Porque también hay una continua batalla, más fuerte todavía, si se quiere, en las Novelas que en los Episodios. Es una batalla entre las fuerzas oscuras que asedian al hombre en la relación con sus semejantes, en el hogar y hasta en lo íntimo del pensamiento. ¡De qué modo ha sabido encarnarlas Galdós en figuras inolvidables! Hoy decimos Pantoja, como se decía Tartufo. No es Pantoja un equivalente español de personaje de Moliére, sino un tipo de la misma familia, pero en todo diverso. Tartufo es un farsante; Pantoja, no. Mucho se ha combatido a Galdós en España por caracteres como este, tan abundantes en su obra entera. En ella, los sentimientos de días lejanos, convertidos en secas fórmulas, extienden sus tentáculos para ahogar los espontáneos impulsos, las nuevas creencias, nacidos con la transformación de los tiempos. Vencidos o vencedores, los héroes de Galdós se hallan siempre cara a cara con ese espectro anacrónico; porque la sociedad en que viven, como la reina Doña Juana, no se da cuenta y razón del paso del tiempo.

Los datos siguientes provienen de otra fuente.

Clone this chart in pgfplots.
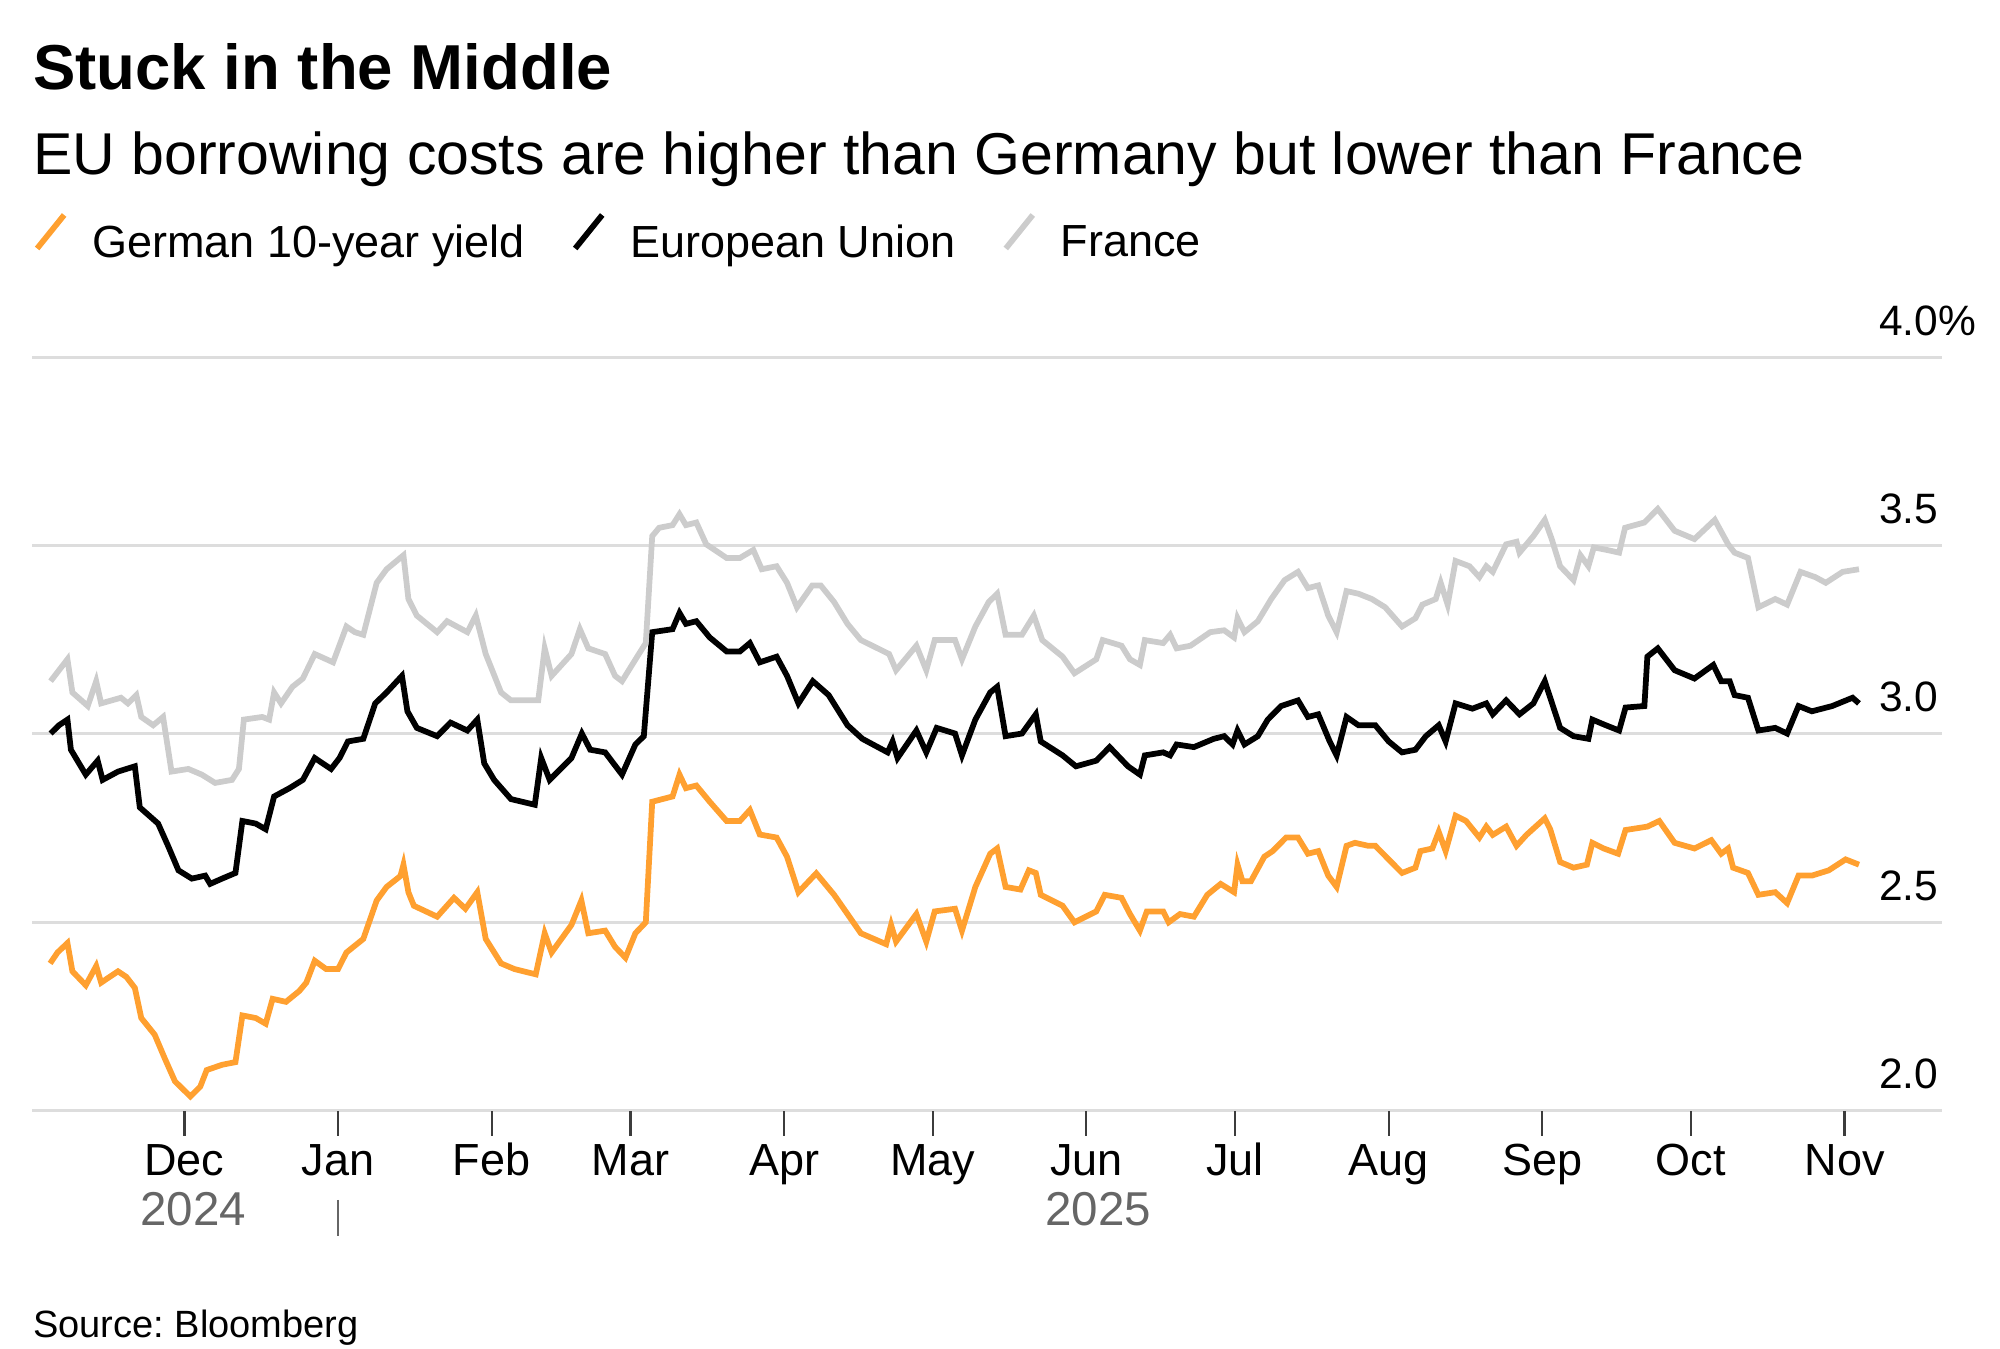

Que esa sociedad es la española en que hemos nacido, nadie lo podrá desmentir.

Ni una mayor comodidad en el vivir –acaso existe– ni un contacto meramente exterior con el mundo son argumentos en contra. A cada instante el hombre de hoy tropieza, en lo moral o en lo jurídico, en lo artístico o en lo económico, con uno de esos fantasmas. Le mandan no creer en ellos, unas veces el patriotismo, otras veces la religión, otras, y son acaso las más de temer, el «buen tono». Pues bien, no; a los héroes de Galdós, ese «buen tono» les tiene sin cuidado. Rompen toda la red de convencionalismos que los envuelve y proclaman su verdad de amor, su libertad de conciencia, más fuerte que la costumbre y la ley. Y esto lo hacen, merced al arte del novelista, como seres vivos, que logran, en el recuerdo, más existencia real que los mismos seres vivos. Cuando olvidemos a los más de nuestros compañeros de estudios, a los más de los hombres con quienes tuvimos trato y comercio, todavía hemos de recordar el nombre y la fisonomía que prestamos a unos personajes vistos solos por unas horas a través de las trescientas páginas de unos de estos libros, porque supieron hablarnos al corazón y a entendimiento. Este arte no es exclusivo, sin duda, de nuestro gran novelista; pero ¡cuán pocos escritores logran, como él, llevar al recuerdo de los demás hombres a los hijos de su experiencia y de su dolor!.

El día 5 de enero fue enterrado Galdós. La muchedumbre, en desorden agravado por la ineptitud edilicia, animó las calles por donde pasaba el cortejo. Caía la tarde cuando éste se dispersó. Muy escasos coches, bastantes grupos a pie, continuaron por el arduo camino del cementerio, en la hora inquieta y desapacible. Cuando el cadáver fue bajando a la fosa, cerraba la noche y empezaba a iluminarse Madrid, a lo lejos. La vuelta a las calles, a las conversaciones, a los hogares, soliviantados por la expectación infantil de los Reyes Magos, traía de nuevo a la mente el recuerdo de Galdós; pero ya no era el Galdós combatiente, apasionado, profeta de «un mundo que nace», sino ese otro Galdós, tan nuestro, tan íntimo, que supo dar estado de arte a toda la humilde vida cotidiana y poner en sus libros tanto amor a estas cosas eternas: el trabajo del hombre, la gracia de la mujer, la risa del niño.